Swinney forced onto defensive as rural payments programme is slammed by auditor

Audit_ScotlandA Scottish Government programme set up to deliver complex agricultural reforms and financial support to rural workers has been slammed by the national auditor.

Audit Scotland said the project “continues to have serious cost and operational issues, and is unlikely to deliver value for money” having originally had an estimated cost of £102million, which has now swollen to £178million while the project has actually reduced its scope.

The damning verdict was delivered by the financial watchdog in its fourth update on the progress of the five-year Futures programme, an IT and business change scheme started in 2012 to deliver European Union’s Common Agricultural Policy (CAP) reforms.

The CAP provides financial support to farmers, crofters and rural businesses.

At the end of March, £126million had been spent, according to the lastest figures, and funds could run out before the IT system fully meets European Commission regulations.

Caroline Gardiner
Caroline Gardiner

Such a scenario could lead to financial penalties of between £40million and £125million being imposed on the Scottish Government.

A statement from Audit Scotland said: “The programme has experienced considerable difficulties, particularly with the slow delivery and poor performance of a new IT system to process support claims.

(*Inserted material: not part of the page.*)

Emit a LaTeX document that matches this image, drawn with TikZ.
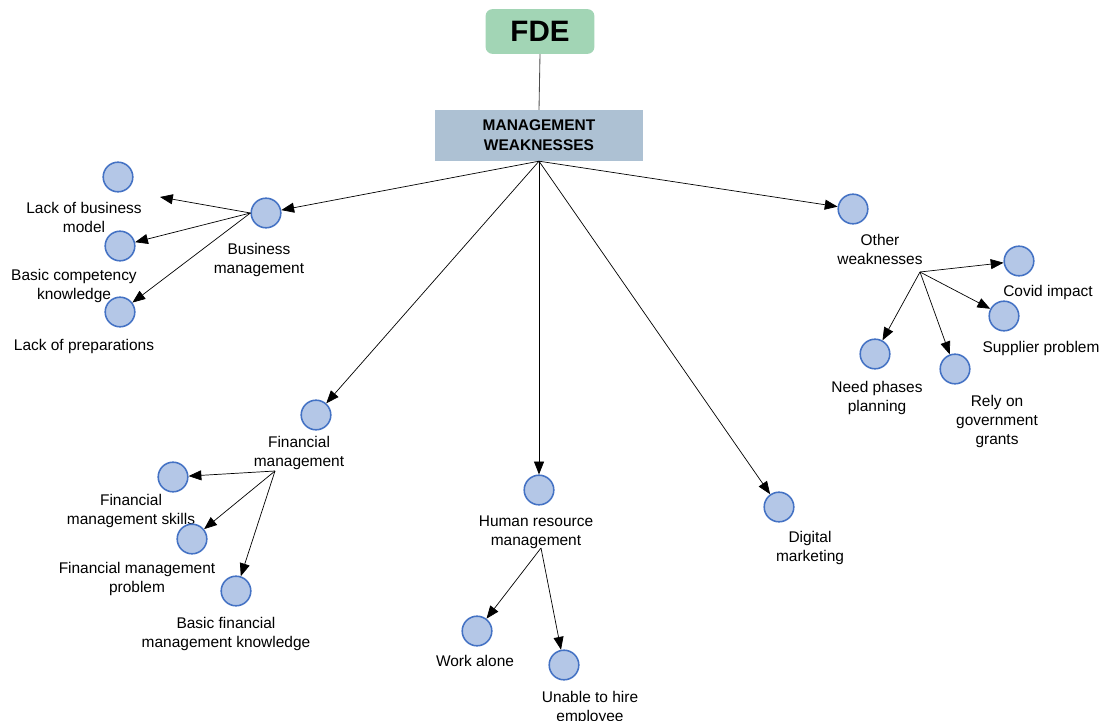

This has caused lengthy delays, missed payment targets, and rising costs. The delays have had a negative impact on farmers, many of whom were already experiencing financial difficulties caused by low milk prices and severe flooding.

“The Scottish Government made a number of decisions in order to speed up payments and meet ministerial targets, which then slowed the progress of other key stages in the programme.”

Audit Scotland said it has identified a number of problems with the programme’s management, including significant tensions between teams, confused governance and accountability arrangements, and a failure to deal effectively with a significant conflict of interest held by a contractor on the programme.

Caroline Gardner, Auditor General for Scotland, said: “The CAP Futures programme has been beset with difficulties from the start. These problems, and the way they have been dealt with by the Scottish Government, are a serious concern, particularly as the programme continues to face major obstacles and is unlikely to deliver value for money.

“The scale of the challenge ahead should not be underestimated. It’s vital that the Scottish Government take steps now to ensure the IT system is fit for purpose, and fully assess the potential financial impact if it’s unable to meet the Commission’s regulations within the programme’s remaining budget.”

However, Deputy First Minister John Swinney said farmers had been warned from the outset of the project that delays to their EU payments should be expected as a result of the new system, which he said was one they had called for and any delays “was a price they were prepared to pay” in return for introducing an IT system that met their requirements.

He accepted there had been “significant difficulties” but claimed it was “nonsense” to suggest the system was not working.

John Swinney
John Swinney

He added: “The industry was very clear with government that it wanted us to promote more options and more possibilities to be put into the scheme.

“We warned the industry in 2014 that if we did that it might jeopardise the timetable for payments, and the industry said to us that that was a price that they were prepared to pay because it would deliver a scheme more in their interests.

“So, we accepted that, that added to the complexity.”

He also batted away warnings that the Scottish Government could face penalties of £125 million for the delays.

Interviewed on the BBC’s Good Morning Scotland, Mr Swinney said he “did not recognise that £125m) number”.

Conservative North East MSP Peter Chapman, however, called for a full investigation.

He said: “The Audit Scotland report is among the most damning ever to be produced by the organisation.

“It echoes what communities across rural Scotland have been saying for some time, but instead of taking responsibility, John Swinney has opted to suggest the industry only has itself to blame.” Labour rural affairs spokeswoman Claudia Beamish called for an urgent statement to parliament.

AuditScotland will report again on the progress of the programme later this year, as part of the 2015/16 audit of the Scottish Government’s accounts.

Responsibility for the programme now falls to newly appointed rural affairs secretary, Fergus Ewing.